# Local transparent proxy for my own traffic ?



## patraulea (Aug 28, 2010)

I am trying to filter web traffic from browsers running on my local machine through a local proxy, mainly for anti-phishing.

Although I am using the ipfw fwd rule to redirect outgoing traffic on port 80 to localhost:3128, this also redirects the local proxy's outgoing connections to itself. So far I am considering two ways to solve this. One is to run the proxy as user "proxy" and use ipfw to let traffic from that user pass through. Another would be to force the proxy to use ports below 1024 for outbound connections, and tell ipfw to let those ports pass through.

Both solutions are imperfect (the first because of the extra setup needed, the second for potentially allowing extra traffic). Is there a Right way to do something like this ? 

Thank you,
Patraulea


----------



## DutchDaemon (Aug 28, 2010)

Why not simply use a non-transparent proxy, i.e. instruct your web browsers to use the local proxy in their settings, and run the proxy on localhost:3128?


----------



## patraulea (Aug 29, 2010)

Thanks for your answer.
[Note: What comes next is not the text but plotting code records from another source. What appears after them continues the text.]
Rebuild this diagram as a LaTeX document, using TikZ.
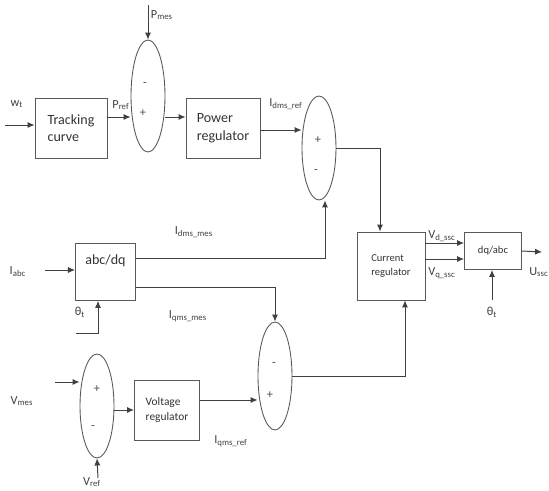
\documentclass[tikz,border=0pt]{standalone}
\usepackage{fontspec}
\setmainfont{Carlito}
\usetikzlibrary{shapes.geometric,arrows.meta}
\tikzset{
  blk/.style={draw=black!65, line width=0.5pt, minimum width=#1, align=left, inner sep=3pt, text=black!80},
  sumel/.style={draw=black!65, line width=0.5pt, ellipse, inner sep=0pt, minimum width=0.68cm},
  wire/.style={draw=black!75, line width=0.55pt},
  arr/.style={wire, -{Latex[length=4pt,width=3.5pt]}},
  lbl/.style={font=\fontsize{7}{8}\selectfont, text=black!75, inner sep=1pt},
  sgn/.style={font=\fontsize{7}{8}\selectfont, text=black!70, inner sep=0pt}
}
\begin{document}
\begin{tikzpicture}[x=0.02cm, y=-0.02cm, font=\fontsize{8}{10}\selectfont]
    \useasboundingbox (0,0) rectangle (549,491);

    % bloques
    \node[blk=1.44cm, minimum height=1.2cm] (track) at (71,128) {Tracking\\curve};
    \node[blk=1.48cm, minimum height=1.2cm] (power) at (223,128) {Power\\regulator};
    \node[blk=1.36cm, minimum height=1.36cm, font=\fontsize{6}{8}\selectfont] (cur) at (391,266) {Current\\regulator};
    \node[blk=1.14cm, minimum height=0.74cm, font=\fontsize{6}{8}\selectfont] (dqabc) at (493,251) {dq/abc};
    \node[blk=1.2cm, minimum height=1.14cm, anchor=north west] (abcdq) at (75,243) {abc/dq\\[4pt]\mbox{}};
    \node[blk=1.3cm, minimum height=1.2cm, font=\fontsize{6.5}{9}\selectfont] (volt) at (167,410) {Voltage\\regulator};

    % sumadores
    \node[sumel, minimum height=2.24cm] (sum1) at (148,96) {};
    \node[sumel, minimum height=2.08cm] (sum2) at (319,148) {};
    \node[sumel, minimum height=2.16cm] (sum3) at (275,376) {};
    \node[sumel, minimum height=2.08cm] (sum4) at (97,406) {};

    % signos
    \node[sgn] (s1a) at (145,85) {-};
    \node[sgn] (s1b) at (143,113) {+};
    \node[sgn] (s2a) at (318,140) {+};
    \node[sgn] (s2b) at (316,172) {-};
    \node[sgn] (s3a) at (274,365) {-};
    \node[sgn] (s3b) at (270,395) {+};
    \node[sgn] (s4a) at (97,389) {+};
    \node[sgn] (s4b) at (93,428) {-};

    % entradas libres
    \coordinate (win) at (5,125);
    \coordinate (pin) at (148,5);
    \coordinate (iin) at (45,270);
    \coordinate (thin) at (76,333);
    \coordinate (vin) at (55,382);
    \coordinate (vref) at (98,478);
    \coordinate (th2) at (492,300);
    \coordinate (uout) at (542,252);

    % conexiones
    \draw[arr] (win) -- (win -| track.west);
    \draw[arr] (pin) -- (sum1.north);
    \draw[arr] (track.east |- 0,117) -- (sum1.west |- 0,117);
    \draw[arr] (sum1.east |- 0,117) -- (power.west |- 0,117);
    \draw[arr] (power.east |- 0,130) -- (sum2.west |- 0,130);
    \draw[arr] (sum2.east) -| (cur.north -| 380,0);
    \draw[arr] (iin) -- (iin -| abcdq.west);
    \draw[arr] (thin) -| (abcdq.south -| 98,0);
    \draw[arr] (abcdq.east |- 0,258) -| (sum2.south -| 325,0);
    \draw[arr] (abcdq.east |- 0,287) -| (sum3.north);
    \draw[arr] (vin) -- (vin -| sum4.west);
    \draw[arr] (vref) -- (sum4.south);
    \draw[arr] (sum4.east |- 0,410) -- (volt.west |- 0,410);
    \draw[arr] (volt.east |- 0,400) -- (sum3.west |- 0,400);
    \draw[arr] (sum3.east) -| (cur.south -| 405,0);
    \draw[arr] (cur.east |- 0,243) -- (dqabc.west |- 0,243);
    \draw[arr] (cur.east |- 0,259) -- (dqabc.west |- 0,259);
    \draw[arr] (th2) -- (dqabc.south -| th2);
    \draw[arr] (dqabc.east) -- (uout);

    % etiquetas
    \node[lbl] (lw) at (17,104) {w\textsubscript{t}};
    \node[lbl] (lpref) at (121,105) {P\textsubscript{ref}};
    \node[lbl] (lpmes) at (162,15) {P\textsubscript{mes}};
    \node[lbl] (lidref) at (286,104) {I\textsubscript{dms\_ref}};
    \node[lbl] (lidmes) at (194,232) {I\textsubscript{dms\_mes}};
    \node[lbl] (liqmes) at (188,316) {I\textsubscript{qms\_mes}};
    \node[lbl] (liqref) at (231,441) {I\textsubscript{qms\_ref}};
    \node[lbl] (liabc) at (18,272) {I\textsubscript{abc}};
    \node[lbl] (lth1) at (80,312) {θ\textsubscript{t}};
    \node[lbl] (lvmes) at (22,401) {V\textsubscript{mes}};
    \node[lbl] (lvref) at (92,482) {V\textsubscript{ref}};
    \node[lbl] (lvd) at (442,236) {V\textsubscript{d\_ssc}};
    \node[lbl] (lvq) at (442,273) {V\textsubscript{q\_ssc}};
    \node[lbl] (lu) at (539,272) {U\textsubscript{ssc}};
    \node[lbl] (lth2) at (492,312) {θ\textsubscript{t}};
\end{tikzpicture}
\end{document}
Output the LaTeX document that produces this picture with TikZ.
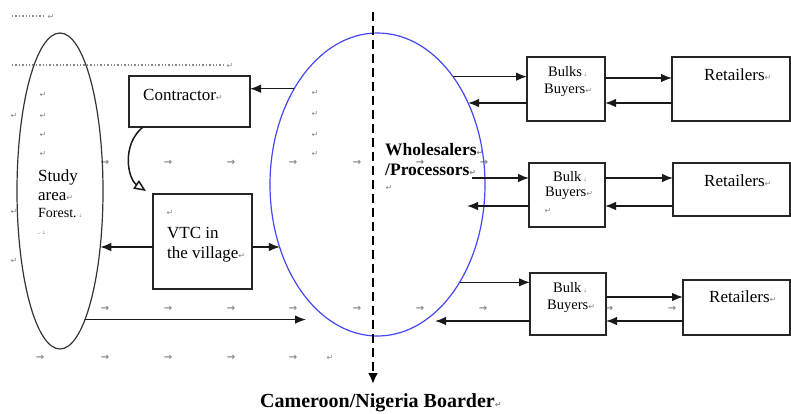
\documentclass[tikz,border=0pt]{standalone}
\usepackage{fontspec}
\setmainfont{Liberation Serif}
\newfontfamily\markfont{DejaVu Sans}
\usetikzlibrary{shapes.geometric,arrows.meta}
\definecolor{markgray}{RGB}{135,135,135}
\definecolor{ellblue}{RGB}{70,70,245}
\newcommand{\rt}{{\markfont\fontsize{8}{8}\selectfont\color{markgray}↵}}
\newcommand{\lb}{{\markfont\fontsize{5}{5}\selectfont\color{markgray}·↓}}
\tikzset{
  boxnode/.style={draw=black!85, line width=1.2pt, fill=white, rectangle, inner sep=0pt, outer sep=0pt},
  ellnode/.style={ellipse, inner sep=0pt, outer sep=0pt, line width=1.2pt},
  arr/.style={-{Latex[length=11pt,width=8.5pt]}, line width=1.3pt, black!90},
  curvarr/.style={-{Triangle[open,length=12pt,width=10pt]}, line width=1.5pt, black!90},
  lbl/.style={inner sep=0pt, anchor=west, font=\fontsize{17}{17}\selectfont},
  smalllbl/.style={inner sep=0pt, anchor=west, font=\fontsize{14.5}{14.5}\selectfont},
  boldlbl/.style={inner sep=0pt, anchor=west, font=\bfseries\fontsize{17.5}{17.5}\selectfont},
  mk/.style={inner sep=0pt, text=markgray, font=\markfont\fontsize{8}{8}\selectfont},
  tabmk/.style={inner sep=0pt, text=markgray, font=\markfont\bfseries\fontsize{10}{10}\selectfont},
  dotl/.style={markgray, line width=1.4pt, dash pattern=on 1.4pt off 2pt}
}
\begin{document}
\begin{tikzpicture}[x=1pt,y=-1pt]
\useasboundingbox (0,0) rectangle (791,413);

% ---- formatting marks (background) ----
\coordinate (d1a) at (12,16); \coordinate (d1b) at (45,16);
\coordinate (d2a) at (12,65); \coordinate (d2b) at (225,65);
\draw[dotl] (d1a) -- (d1b);
\draw[dotl] (d2a) -- (d2b);
\node[mk] (m1) at (51,17) {↵};
\node[mk] (m2) at (230,66) {↵};
\foreach \y [count=\i] in {95,116,135,154} \node[mk] (colA\i) at (43,\y) {↵};
\foreach \y [count=\i] in {116,212,261} \node[mk] (colB\i) at (14,\y) {↵};
\foreach \y [count=\i] in {93,114,135,154} \node[mk] (colC\i) at (315,\y) {↵};
\foreach \x [count=\i] in {105,168,231,293,357,420,484} \node[tabmk] (tabA\i) at (\x,163) {→};
\foreach \x [count=\i] in {105,168,231,293,357,420,483,609,672} \node[tabmk] (tabB\i) at (\x,309) {→};
\foreach \x [count=\i] in {40,105,168,231,293} \node[tabmk] (tabC\i) at (\x,358) {→};
\node[mk] (tabCend) at (330,358) {↵};

% ---- ellipses ----
\node[ellnode, draw=black!80, minimum width=86pt, minimum height=316pt] (study) at (60,191) {};
\node[ellnode, draw=ellblue, minimum width=215pt, minimum height=303pt] (whol) at (377.5,184.5) {};

% ---- boxes ----
\node[boxnode, minimum width=121pt, minimum height=51pt] (contractor) at (189.5,101.5) {};
\node[boxnode, minimum width=99pt, minimum height=95pt] (vtc) at (202.5,241.5) {};
\node[boxnode, minimum width=78pt, minimum height=64pt] (bb1) at (566,89) {};
\node[boxnode, minimum width=118pt, minimum height=64pt] (rt1) at (731,89) {};
\node[boxnode, minimum width=76pt, minimum height=64pt] (bb2) at (567,195) {};
\node[boxnode, minimum width=117pt, minimum height=53pt] (rt2) at (731.5,189.5) {};
\node[boxnode, minimum width=76pt, minimum height=62pt] (bb3) at (568,304) {};
\node[boxnode, minimum width=107pt, minimum height=55pt] (rt3) at (736.5,307.5) {};

% ---- texts ----
\node[lbl] (studytxt) at (38,177) {Study};
\node[lbl] (areatxt) at (38,197) {area\rt};
\node[inner sep=0pt, anchor=west, font=\fontsize{14}{14}\selectfont] (foresttxt) at (38,213) {Forest.\lb};
\node[mk] (forestmk) at (42,233) {.\lb};
\node[lbl] (contxt) at (143,95) {Contractor\rt};
\node[mk] (vtcmk) at (170,213) {↵};
\node[lbl] (vtctxt1) at (167,233) {VTC in};
\node[lbl] (vtctxt2) at (167,254) {the village\rt};
\node[boldlbl] (whtxt1) at (385,150) {Wholesalers\rt};
\node[boldlbl] (whtxt2) at (385,170) {/Processors\rt};
\node[mk] (whmk) at (389,188) {↵};
\node[smalllbl] (bb1t1) at (548,72) {Bulks\lb};
\node[smalllbl] (bb1t2) at (544,90) {Buyers\rt};
\node[lbl] (rt1t) at (704,75) {Retailers\rt};
\node[smalllbl] (bb2t1) at (553,177) {Bulk\lb};
\node[smalllbl] (bb2t2) at (545,193) {Buyers\rt};
\node[mk] (bb2mk) at (548,211) {↵};
\node[lbl] (rt2t) at (704,181) {Retailers\rt};
\node[smalllbl] (bb3t1) at (553,288) {Bulk\lb};
\node[smalllbl] (bb3t2) at (547,306) {Buyers\rt};
\node[lbl] (rt3t) at (709,297) {Retailers\rt};
\node[inner sep=0pt, anchor=west, font=\bfseries\fontsize{20}{20}\selectfont] (border) at (260,403) {Cameroon/Nigeria Boarder\rt};

% ---- connectors ----
\draw[arr] (whol.131.2) -- (whol.131.2 -| contractor.east);
\draw[curvarr] ([xshift=14pt]contractor.south west) .. controls +(-22,18) and +(-18,-12) .. ([xshift=-7pt,yshift=3pt]vtc.north west);
\draw[arr] ([yshift=-5.5pt]vtc.west) -- ([yshift=-5.5pt]vtc.west -| study.-54.3);
\draw[arr] ([yshift=-5.5pt]vtc.east) -- ([yshift=-5.5pt]vtc.east -| whol.-147.4);
\coordinate (bottomend) at (306,321);
\draw[arr] (study.-79.4) -- (study.-79.4 -| bottomend);

% row 1
\draw[arr] (whol.55.8) -- (whol.55.8 -| bb1.west);
\draw[arr] ([yshift=-14pt]bb1.west) -- ([yshift=-14pt]bb1.west -| whol.42);
\draw[arr] ([yshift=11pt]bb1.east) -- ([yshift=11pt]bb1.east -| rt1.west);
\draw[arr] ([yshift=-14pt]rt1.west) -- ([yshift=-14pt]rt1.west -| bb1.east);
% row 2
\coordinate (w2out) at (472,178);
\coordinate (w2in) at (467,206);
\draw[arr] (w2out) -- (w2out -| bb2.west);
\draw[arr] (bb2.west |- w2in) -- (w2in);
\draw[arr] (bb2.east |- w2out) -- (rt2.west |- w2out);
\draw[arr] (rt2.west |- w2in) -- (bb2.east |- w2in);
% row 3
\coordinate (w3in) at (435,321);
\draw[arr] (whol.-50.9) -- (whol.-50.9 -| bb3.west);
\draw[arr] (bb3.west |- w3in) -- (w3in);
\draw[arr] ([yshift=7pt]bb3.east) -- ([yshift=7pt]bb3.east -| rt3.west);
\draw[arr] (rt3.west |- w3in) -- (bb3.east |- w3in);

% ---- border line ----
\coordinate (btop) at (373,12);
\coordinate (bbot) at (373,384);
\draw[line width=2.6pt, dash pattern=on 9pt off 5pt, -{Latex[length=11pt,width=10pt]}] (btop) -- (bbot);
\end{tikzpicture}
\end{document}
Manually configuring a proxy is of course a straightforward solution and for "home use" would be the correct one. 

But I intend to distribute this filter as part of a set of tools (firewall, AV) that already exists for non-BSD systems. I'm also targeting web-based IM protocols, non-browser web clients etc. These are reasons why manual configuration for each app would be a pain. 

What I'm hoping for is an "allow this PID" (or "this executable" or "this connection") functionality in ipfw.


----------



## DutchDaemon (Aug 30, 2010)

Just put a second NIC in the proxy server and use it as a router or bridge. Redirect HTTP traffic on the LAN side to localhost:3128, and leave outgoing HTTP traffic (caused by Squid) on the WAN side alone. All other solutions are messy.


----------



## patraulea (Aug 30, 2010)

DutchDaemon said:
			
		

> Just put a second NIC [...]. All other solutions are messy.



I was afraid of that last sentence. But your "second NIC" approach might be the answer. A physical device is out of the question since this is intended for desktop machines. 

But if I can assign a second IP to the machine, make Squid bind to that IP and then have a rule like "SNAT to real machine's IP and allow it" then I'm going somewhere. 

Thank you again.
Patraulea


----------